> [Task statement]: Omit pictures and quote the listing below line by line, from its start through the line that holds "import pandas as pd".

> [Raw data]:
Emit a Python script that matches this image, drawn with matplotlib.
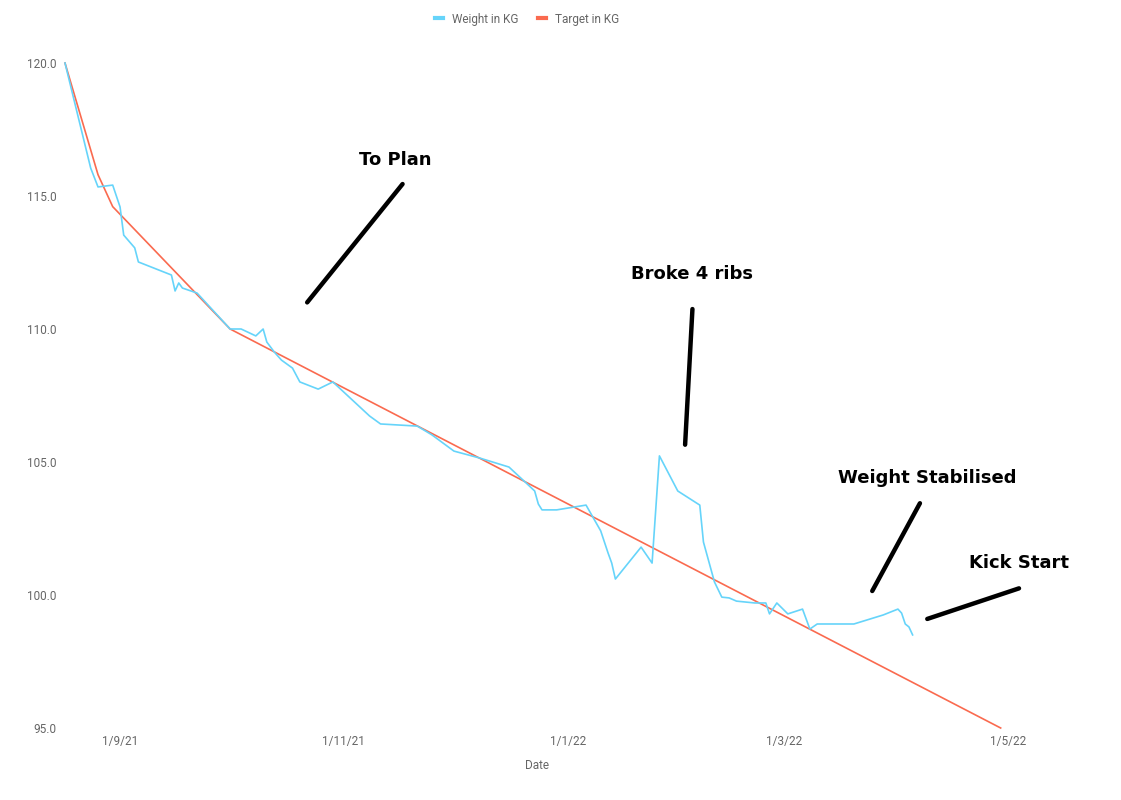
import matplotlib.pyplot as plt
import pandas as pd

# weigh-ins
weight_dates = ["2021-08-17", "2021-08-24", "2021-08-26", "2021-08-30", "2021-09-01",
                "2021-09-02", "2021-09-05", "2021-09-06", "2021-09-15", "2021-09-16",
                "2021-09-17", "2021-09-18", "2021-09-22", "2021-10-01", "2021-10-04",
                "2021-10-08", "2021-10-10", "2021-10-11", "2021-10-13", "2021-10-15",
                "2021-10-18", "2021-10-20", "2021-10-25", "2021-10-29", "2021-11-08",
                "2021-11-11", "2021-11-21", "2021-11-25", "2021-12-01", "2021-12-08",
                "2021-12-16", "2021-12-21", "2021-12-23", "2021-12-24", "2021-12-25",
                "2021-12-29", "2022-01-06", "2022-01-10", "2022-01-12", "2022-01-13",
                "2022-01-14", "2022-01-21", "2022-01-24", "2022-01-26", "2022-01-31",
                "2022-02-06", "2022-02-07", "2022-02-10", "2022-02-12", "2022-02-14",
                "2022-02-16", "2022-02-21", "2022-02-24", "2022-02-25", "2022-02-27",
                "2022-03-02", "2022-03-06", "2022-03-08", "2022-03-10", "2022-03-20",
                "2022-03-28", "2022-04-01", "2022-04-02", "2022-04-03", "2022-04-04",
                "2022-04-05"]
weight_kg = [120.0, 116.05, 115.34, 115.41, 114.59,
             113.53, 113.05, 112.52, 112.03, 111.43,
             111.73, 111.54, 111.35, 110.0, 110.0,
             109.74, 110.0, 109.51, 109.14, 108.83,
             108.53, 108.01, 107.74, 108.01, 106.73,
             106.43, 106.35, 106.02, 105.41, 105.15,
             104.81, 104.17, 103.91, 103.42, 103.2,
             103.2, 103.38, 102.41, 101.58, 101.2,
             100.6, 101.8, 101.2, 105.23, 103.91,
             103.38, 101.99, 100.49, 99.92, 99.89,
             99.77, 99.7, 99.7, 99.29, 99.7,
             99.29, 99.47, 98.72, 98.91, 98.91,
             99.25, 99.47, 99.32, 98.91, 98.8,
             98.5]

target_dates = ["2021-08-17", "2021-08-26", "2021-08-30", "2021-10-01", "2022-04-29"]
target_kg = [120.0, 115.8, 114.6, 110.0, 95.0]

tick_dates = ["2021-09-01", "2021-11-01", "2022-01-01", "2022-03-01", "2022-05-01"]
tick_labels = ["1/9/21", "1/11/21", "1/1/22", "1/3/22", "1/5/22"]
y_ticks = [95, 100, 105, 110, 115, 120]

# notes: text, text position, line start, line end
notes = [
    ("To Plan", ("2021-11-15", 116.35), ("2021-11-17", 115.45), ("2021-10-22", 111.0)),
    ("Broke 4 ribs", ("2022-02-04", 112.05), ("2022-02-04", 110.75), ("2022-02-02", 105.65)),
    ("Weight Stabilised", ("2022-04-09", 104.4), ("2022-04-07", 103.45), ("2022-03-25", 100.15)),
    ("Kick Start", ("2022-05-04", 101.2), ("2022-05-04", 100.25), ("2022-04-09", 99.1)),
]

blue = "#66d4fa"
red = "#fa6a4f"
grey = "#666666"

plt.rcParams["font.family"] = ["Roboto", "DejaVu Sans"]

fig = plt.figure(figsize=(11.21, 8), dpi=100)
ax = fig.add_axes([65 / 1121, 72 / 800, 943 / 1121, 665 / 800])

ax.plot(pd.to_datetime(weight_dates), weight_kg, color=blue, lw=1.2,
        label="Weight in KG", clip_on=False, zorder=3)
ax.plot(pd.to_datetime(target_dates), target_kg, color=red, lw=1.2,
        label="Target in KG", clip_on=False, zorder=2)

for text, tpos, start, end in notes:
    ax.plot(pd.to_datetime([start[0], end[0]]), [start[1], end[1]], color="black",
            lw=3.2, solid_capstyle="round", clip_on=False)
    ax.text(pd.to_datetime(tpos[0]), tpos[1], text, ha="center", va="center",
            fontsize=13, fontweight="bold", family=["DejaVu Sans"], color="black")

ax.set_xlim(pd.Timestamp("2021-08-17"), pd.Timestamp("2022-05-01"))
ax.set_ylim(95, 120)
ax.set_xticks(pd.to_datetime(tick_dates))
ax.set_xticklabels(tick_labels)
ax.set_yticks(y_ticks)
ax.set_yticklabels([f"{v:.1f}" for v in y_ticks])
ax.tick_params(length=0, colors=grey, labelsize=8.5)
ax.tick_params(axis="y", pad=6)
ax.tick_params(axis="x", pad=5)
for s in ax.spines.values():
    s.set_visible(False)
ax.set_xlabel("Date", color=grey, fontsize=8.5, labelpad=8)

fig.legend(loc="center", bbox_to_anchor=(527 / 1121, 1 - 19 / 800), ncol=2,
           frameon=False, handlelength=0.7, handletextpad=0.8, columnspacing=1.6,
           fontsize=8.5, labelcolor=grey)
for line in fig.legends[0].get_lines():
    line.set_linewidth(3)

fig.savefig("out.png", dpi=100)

> [Output below]:
Emit a Python script that matches this image, drawn with matplotlib.
import matplotlib.pyplot as plt
import pandas as pd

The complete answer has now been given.